Ne me faites pas de faux-procès : le sujet est très intéressant ; il est même d'utilité publique de rappeler les crimes racistes de l'extrême-droite et l'influence de l'OAS et des pieds-noirs dans la vie politique française des années 1970. J'entends bien, et j'applaudis des deux mains puisque je suis clairement du même côté de la barricade que l'autrice. Néanmoins je refuse de subordonner la forme au fond, et je dois dire que ce livre est mal écrit.
Dominique Manotti est historienne, on le ressent dans son écriture qui sacrifie le souffle et l'incarnation romanesque à la précision implacable des faits. Elle préfère son enquête à ses personnages ; c'est un choix assumé, que je regrette. En adoptant de multiples points de vue, Marseille 73 donne accès au lecteur à la finesse de la mécanique d'enquête et des jeux d'influence subtils entre factions concurrentes ou adverses (police judiciaire, police urbaine, famille de la victime, militants, pieds-noirs...) mais il est si désincarné qu'on ne s'attache à personne, ils parlent tous avec la même voix, aucun n'existe en dehors de son rôle. C'est le principal problème du livre : les personnages incarnent une fonction, un rouage très précis de la mécanique de l'enquête, et n'en sortent jamais. Daquin, le personnage apparemment récurrent de Manotti, est un commissaire parisien affecté à Marseille, homosexuel. Point. On n'en saura pas plus, il incarne le flic modèle et l'étranger à Marseille. Grimbert, son inspecteur, représente une vision de la police plus pragmatique, plus marseillaise, faite de petits compromis entre amis et d'arrangements avec la légalité pour garantir le statu quo. Le père Khider (jamais prénommé), dont le fils est assassiné, incarne l'immigré algérien modèle, résistant, mutique, noble, fier... On pourrait faire la liste ; d'ailleurs elle est à la fin du livre, pour le lecteur distrait qui s'y perdrait dans la trentaine de noms et autant de fonctions lâchées dans le bouquin.
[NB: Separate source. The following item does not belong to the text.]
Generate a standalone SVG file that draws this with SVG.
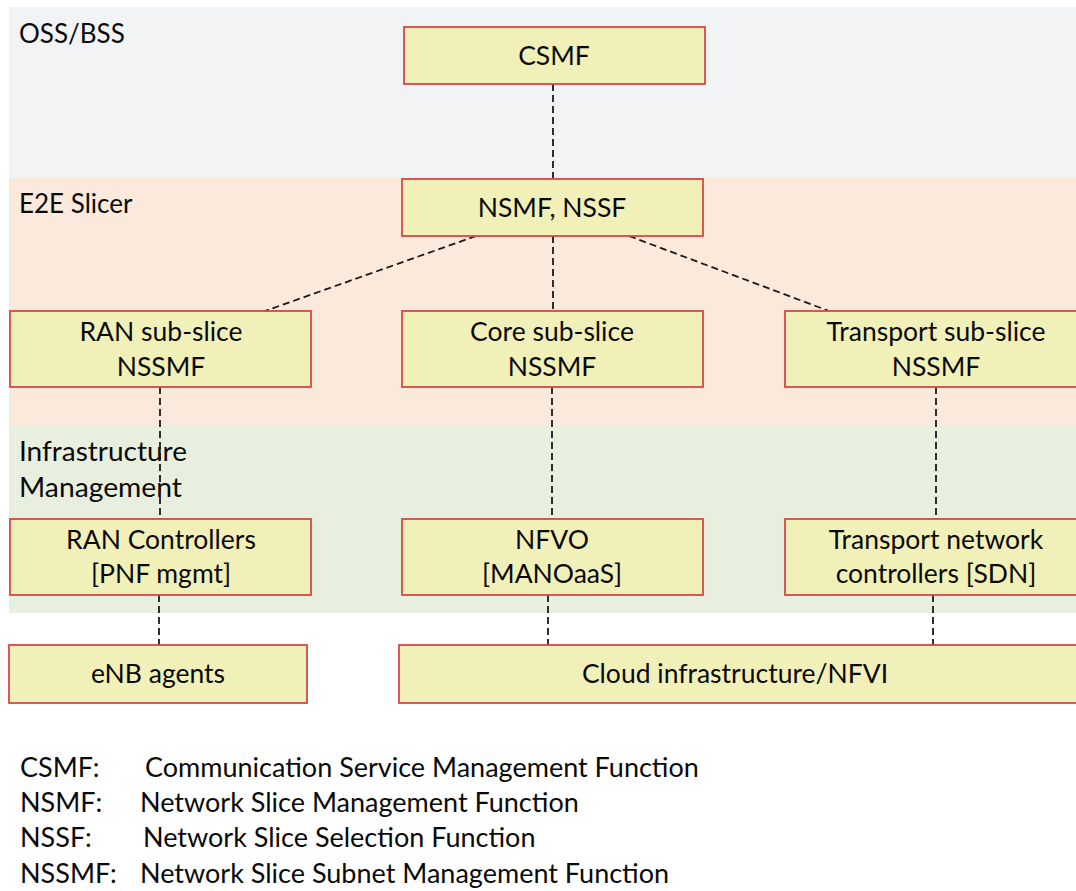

Cette question de l'incarnation rejoint le didactisme insupportable de l'écriture. Quand, dans un dialogue, un personnage (je rappelle qu'on a affaire à des policiers, assez haut gradés, des détectives qui doivent résoudre des énigmes dans leur ville, Marseille) évoque Gaston Defferre, et l'autre répond "Defferre ? Le maire socialiste de Marseille ?" (p.65), je m'étrangle et je hurle de rire. Que les policiers ne soient pas tous des flèches, je veux bien - encore que dans un roman policier c'est un peu dommage -, mais qu'un inspecteur de la police judiciaire ait un doute sur le nom du maire de sa ville depuis presque 30 ans... Autre grand moment comique involontaire : le commissaire Daquin et un de ses inspecteurs infiltrent un bâtiment. Daquin crochète la serrure et son subordonné surpris lui demande : "Où avez-vous appris tout ça, commissaire ? À l'École des commissaires ?" (p.178). Bah non bonhomme, dans une affectation précédente, probablement un autre livre, tu ne l'as pas acheté ? Cet indice de sérialité tout en subtilité semble venir justifier la réutilisation du personnage principal ; merci la finesse des dialogues...
C'est vraiment dommage qu'un livre au sujet si important soit gâché par son écriture.